The officer seemed to accept my word and rolled with the punches. To this day, I think he knew, I believe he just didn’t do anything because I didn’t injure anyone else. I’d for sure be in jail if I endangered another human being, which still haunts me at times. So cringe. While I was filling out the paperwork in the front seat of the police car, I saw another police cruiser pull up behind the wreck and stoppage of traffic. This time though, I could see big lettering on the excursion. K-9 Unit. My mind went numb. I thought this dude knew and once again, I am headed to jail.

Remember again, I had all of this crap in my possession, even when I was in the police cruiser. The officer in the car I was with, politely excused himself and went to talk to the other K-9 officer. I didn’t know what to do. I thought for sure I was done for. The officers were going to get the dogs, search the car, and find the drugs. I was petrified and stunned. I saw the officer I was talking to earlier start to again approach the police cruiser where I was seated. Again, I didn’t know what to do. I didn’t know if I should run, or fight, or just chill. Fortunately, I chilled. The officer once again entered the vehicle and simply said, “sorry, that was another officer directing traffic.” What a miracle and what a relief. I couldn’t believe it.

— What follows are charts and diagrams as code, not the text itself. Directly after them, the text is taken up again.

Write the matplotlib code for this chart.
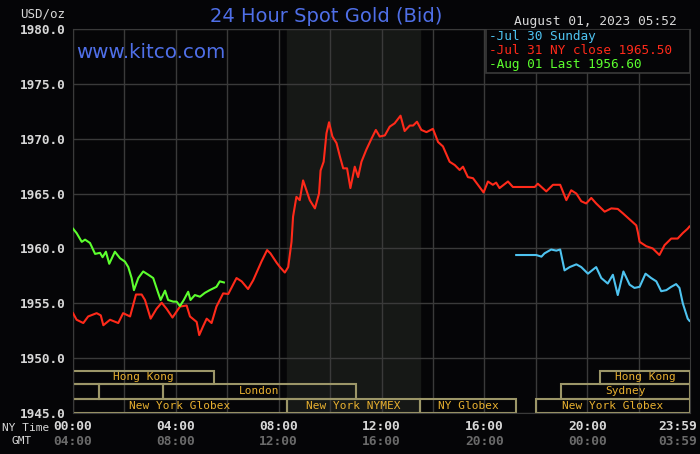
import matplotlib.pyplot as plt
from matplotlib.patches import Rectangle

# Jul 31 NY close (red) - hour of NY day, price
red_hours = [0.0, 0.14, 0.40, 0.59, 0.92, 1.08, 1.18, 1.44, 1.76, 1.95, 2.22, 2.45, 2.67, 2.80,
             3.02, 3.25, 3.45, 3.64, 3.87, 4.16, 4.42, 4.55, 4.81, 4.91, 5.06, 5.20, 5.39, 5.58,
             5.84, 6.04, 6.36, 6.56, 6.81, 7.01, 7.33, 7.55, 7.68, 7.92, 8.05, 8.24, 8.37, 8.50,
             8.56, 8.69, 8.82, 8.95, 9.08, 9.21, 9.41, 9.57, 9.63, 9.75, 9.86, 9.96, 10.09, 10.25,
             10.38, 10.51, 10.66, 10.79, 10.96, 11.09, 11.22, 11.41, 11.61, 11.78, 11.93, 12.13,
             12.32, 12.51, 12.74, 12.90, 13.10, 13.23, 13.38, 13.55, 13.75, 14.00, 14.20, 14.39,
             14.65, 14.85, 15.04, 15.17, 15.36, 15.56, 15.75, 15.97, 16.14, 16.33, 16.46, 16.59,
             16.92, 17.11, 17.96, 18.08, 18.41, 18.67, 18.95, 19.19, 19.38, 19.58, 19.77, 19.96,
             20.16, 20.35, 20.68, 20.94, 21.19, 21.39, 21.65, 21.91, 21.97, 22.04, 22.30, 22.55,
             22.81, 23.01, 23.27, 23.52, 23.72, 23.91, 23.98]
red_prices = [1954.1, 1953.5, 1953.2, 1953.8, 1954.1, 1953.9, 1953.0, 1953.5, 1953.2, 1954.1,
              1953.8, 1955.8, 1955.8, 1955.3, 1953.6, 1954.5, 1955.05, 1954.5, 1953.7, 1954.7,
              1954.8, 1953.8, 1953.3, 1952.1, 1952.9, 1953.6, 1953.2, 1954.7, 1955.9, 1955.85,
              1957.3, 1957.0, 1956.3, 1957.1, 1958.8, 1959.85, 1959.55, 1958.7, 1958.3, 1957.8,
              1958.3, 1960.6, 1962.9, 1964.7, 1964.4, 1966.2, 1965.3, 1964.4, 1963.65, 1965.0,
              1967.1, 1967.9, 1970.5, 1971.5, 1970.2, 1969.6, 1968.4, 1967.3, 1967.3, 1965.5,
              1967.45, 1966.5, 1967.9, 1969.0, 1970.0, 1970.8, 1970.2, 1970.3, 1971.1, 1971.4,
              1972.1, 1970.7, 1971.2, 1971.2, 1971.55, 1970.8, 1970.6, 1970.9, 1969.7, 1969.3,
              1967.9, 1967.6, 1967.15, 1967.45, 1966.5, 1966.4, 1965.8, 1965.1, 1966.1, 1965.8,
              1966.0, 1965.5, 1966.1, 1965.6, 1965.6, 1965.9, 1965.2, 1965.8, 1965.8, 1964.4,
              1965.3, 1965.0, 1964.3, 1964.1, 1964.6, 1964.1, 1963.35, 1963.65, 1963.6, 1963.2,
              1962.65, 1962.1, 1961.5, 1960.6, 1960.2, 1960.0, 1959.4, 1960.3, 1960.9, 1960.9,
              1961.4, 1961.8, 1962.0]

# Jul 30 Sunday (blue)
blue_hours = [17.24, 18.02, 18.22, 18.34, 18.60, 18.80, 18.95, 19.12, 19.32, 19.58, 19.77, 20.03,
              20.35, 20.55, 20.80, 21.00, 21.19, 21.41, 21.65, 21.84, 22.04, 22.27, 22.49, 22.69,
              22.88, 23.08, 23.27, 23.46, 23.59, 23.72, 23.91, 23.98]
blue_prices = [1959.4, 1959.4, 1959.25, 1959.55, 1959.9, 1959.8, 1959.9, 1958.0, 1958.3, 1958.55,
               1958.3, 1957.7, 1958.3, 1957.3, 1956.8, 1957.6, 1955.75, 1957.9, 1956.7, 1956.4,
               1956.5, 1957.7, 1957.3, 1957.0, 1956.1, 1956.2, 1956.5, 1956.75, 1956.4, 1955.0,
               1953.6, 1953.4]

# Aug 01 Last (green)
green_hours = [0.0, 0.14, 0.34, 0.47, 0.66, 0.86, 1.05, 1.15, 1.28, 1.41, 1.63, 1.83, 2.02, 2.15,
               2.28, 2.37, 2.54, 2.73, 2.93, 3.12, 3.32, 3.41, 3.58, 3.70, 3.90, 4.03, 4.16, 4.31,
               4.48, 4.57, 4.74, 4.94, 5.13, 5.32, 5.58, 5.71, 5.87]
green_prices = [1961.8, 1961.4, 1960.6, 1960.8, 1960.5, 1959.5, 1959.6, 1959.2, 1959.7, 1958.6,
                1959.7, 1959.1, 1958.8, 1958.3, 1957.3, 1956.2, 1957.3, 1957.9, 1957.6, 1957.3,
                1955.9, 1955.3, 1956.15, 1955.3, 1955.15, 1955.15, 1954.75, 1955.3, 1956.05,
                1955.3, 1955.75, 1955.6, 1955.95, 1956.2, 1956.5, 1957.0, 1956.9]

y_ticks = [1945, 1950, 1955, 1960, 1965, 1970, 1975, 1980]
x_ticks = [0, 4, 8, 12, 16, 20, 23.983]
ny_labels = ["00:00", "04:00", "08:00", "12:00", "16:00", "20:00", "23:59"]
gmt_labels = ["04:00", "08:00", "12:00", "16:00", "20:00", "00:00", "03:59"]

# trading sessions: (row, start hour, end hour, label)
sessions = [
    (0, 0.0, 5.5, "Hong Kong"),
    (0, 20.5, 24.0, "Hong Kong"),
    (1, 0.0, 1.0, ""),
    (1, 1.0, 3.5, ""),
    (1, 3.5, 11.0, "London"),
    (1, 19.0, 24.0, "Sydney"),
    (2, 0.0, 8.33, "New York Globex"),
    (2, 8.33, 13.5, "New York NYMEX"),
    (2, 13.5, 17.25, "NY Globex"),
    (2, 18.0, 24.0, "New York Globex"),
]
row_bounds = [(1947.64, 1948.85), (1946.28, 1947.64), (1945.0, 1946.28)]

mono = "DejaVu Sans Mono"
bg = "#050507"
grid_c = "#3a3a3a"
light = "#d8d8d8"

fig = plt.figure(figsize=(7, 4.54), dpi=100, facecolor=bg)
ax = fig.add_axes([73 / 700, 41 / 454, 617 / 700, 384 / 454], facecolor=bg)

ax.axvspan(8.33, 13.5, color="#161816", zorder=0)
ax.set_xlim(0, 24)
ax.set_ylim(1945, 1980)
ax.set_xticks(range(0, 24, 2))
ax.set_yticks(y_ticks)
ax.grid(True, color=grid_c, linewidth=1.0, zorder=1)
ax.tick_params(length=0, labelbottom=False, pad=5)
ax.set_yticklabels([f"{v:.1f}" for v in y_ticks], family=mono, fontsize=9.2,
                   color=light, fontweight="bold")
for s in ax.spines.values():
    s.set_color(grid_c)

for row, x0, x1, label in sessions:
    lo, hi = row_bounds[row]
    ax.add_patch(Rectangle((x0, lo), x1 - x0, hi - lo, fill=False,
                           edgecolor="#9c9668", linewidth=1.5, zorder=2))
    if label:
        ax.text((x0 + x1) / 2, (lo + hi) / 2, label, ha="center", va="center",
                family=mono, fontsize=8, color="#e8b030", zorder=3)

ax.plot(red_hours, red_prices, color="#ff2a1a", linewidth=1.5, zorder=4)
ax.plot(blue_hours, blue_prices, color="#4ec3f0", linewidth=1.5, zorder=4)
ax.plot(green_hours, green_prices, color="#5cff2e", linewidth=1.5, zorder=4)

# legend box
ax.add_patch(Rectangle((16.05, 1976.0), 7.95, 4.0, facecolor=bg, edgecolor=grid_c,
                       linewidth=1.2, zorder=5))
legend_rows = [("-Jul 30 Sunday", "#4ec3f0"),
               ("-Jul 31 NY close 1965.50", "#ff2a1a"),
               ("-Aug 01 Last 1956.60", "#5cff2e")]
for i, (txt, c) in enumerate(legend_rows):
    ax.text(16.2, 1979.3 - i * 1.27, txt, family=mono, fontsize=9.2, color=c,
            va="center", ha="left", zorder=6)

# x tick labels in two rows
for x, ny, gmt in zip(x_ticks, ny_labels, gmt_labels):
    ha = "center"
    xt = x
    if ny == "23:59":
        ha = "right"
        xt = 24.26
    ax.text(xt, -0.035, ny, transform=ax.get_xaxis_transform(), ha=ha, va="center",
            family=mono, fontsize=9.3, fontweight="bold", color=light)
    ax.text(xt, -0.075, gmt, transform=ax.get_xaxis_transform(), ha=ha, va="center",
            family=mono, fontsize=9.3, fontweight="bold", color="#6a6a6a")

fig.text(2 / 700, 1 - 428 / 454, "NY Time", family=mono, fontsize=8, color=light,
         va="center", ha="left")
fig.text(12 / 700, 1 - 441 / 454, "GMT", family=mono, fontsize=8, color=light,
         va="center", ha="left")
fig.text(20 / 700, 1 - 14 / 454, "USD/oz", family=mono, fontsize=9, color=light,
         va="center", ha="left")
fig.text(326 / 700, 1 - 16 / 454, "24 Hour Spot Gold (Bid)", fontsize=14, color="#4f6fe8",
         va="center", ha="center")
fig.text(677 / 700, 1 - 21 / 454, "August 01, 2023 05:52", family=mono, fontsize=9.3,
         color=light, va="center", ha="right")
fig.text(76 / 700, 1 - 53 / 454, "www.kitco.com", fontsize=14.3, color="#4f6fe8",
         va="center", ha="left")

fig.savefig("out.png", dpi=100, facecolor=bg)
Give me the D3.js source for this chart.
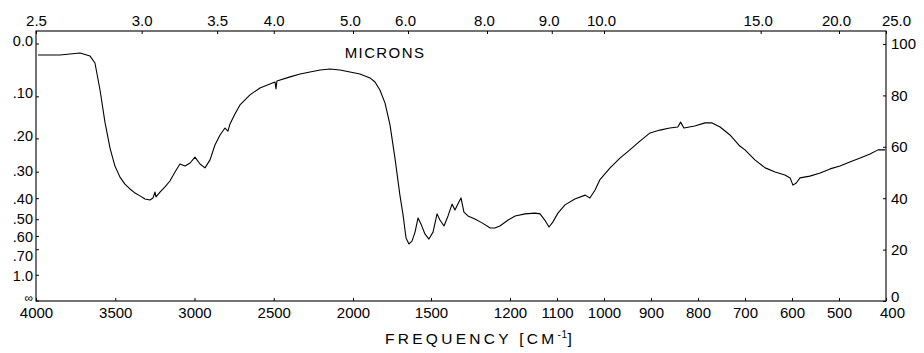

After this occurrence, I continued to fill out the paperwork and finish my statement. I saw on the paper that the report asked for my car insurance. I didn’t know the insurance off the top of my head, so the officer gave me a flashlight to go attain the insurance information from the crumpled car sitting on the roof. I used this as an opportunity to collect what I had earlier left behind. Paraphernalia. I scanned the car and thankfully obtained the rest of the goods. After again filling my pants and jacket, I returned to the cruiser, finished the paperwork, and the officer gave me some good departing counsel on life. To this day, I genuinely believe the officer knew I was straight up high as a kite, but he didn’t want to influence my future negatively. I truly, truly believe that and am eternally grateful for the compassion of the police officer. I would love to get my hands on the report today and see what I said and see who the officer was so I could thank him. After the simple counsel from the cop, he instructed me to wait for the tow truck driver who would then give me a ride to Cedar City just up the road. So just like that, the homie officer left and I was in the clear.

Shortly after the officer departed, the tow truck driver mounted my car and we continued to Cedar City together. By this time, my parents were already on their way up to rescue me once again from my many adventures. After arriving in Cedar, I was dropped off at a local hotel to wait for the fam. Sadly, what do you think I immediately did in the local restroom? No, I didn’t flush the drugs which just caused this mess, but I used more as I waited for my folks. My parents arrived after a few hours and I continued to hide the fact that I had drugs in my possession. They asked me why it took me so long to get to Cedar and I just told them I spent some time in St. George with a friend. I continued to lie and dig deeper and deeper to hide my pain. To this day, my Mom doesn’t know but I always knew my Dad knew. I believe he found a lighter, but we rarely talk about this time in my life.

What a wild story right!? I tell this not to flexhow wild I was, I wish I didn’t have a lot of these experiences, but I write these to show the compassion of God and that each individual has a genuine purpose in life. For me, I have fortunately learned so much from this experience and many others like this. For one, I am a lucky bastard because this is a truly unbelievable story. Shortly after this experience, I went on to serve a full 2-year mission for my church and like to think I changed multiple lives. If I didn’t change any lives, I know the service changed mine for sure. Life is still crazy, but I am glad I am here on this earth still loving and living life.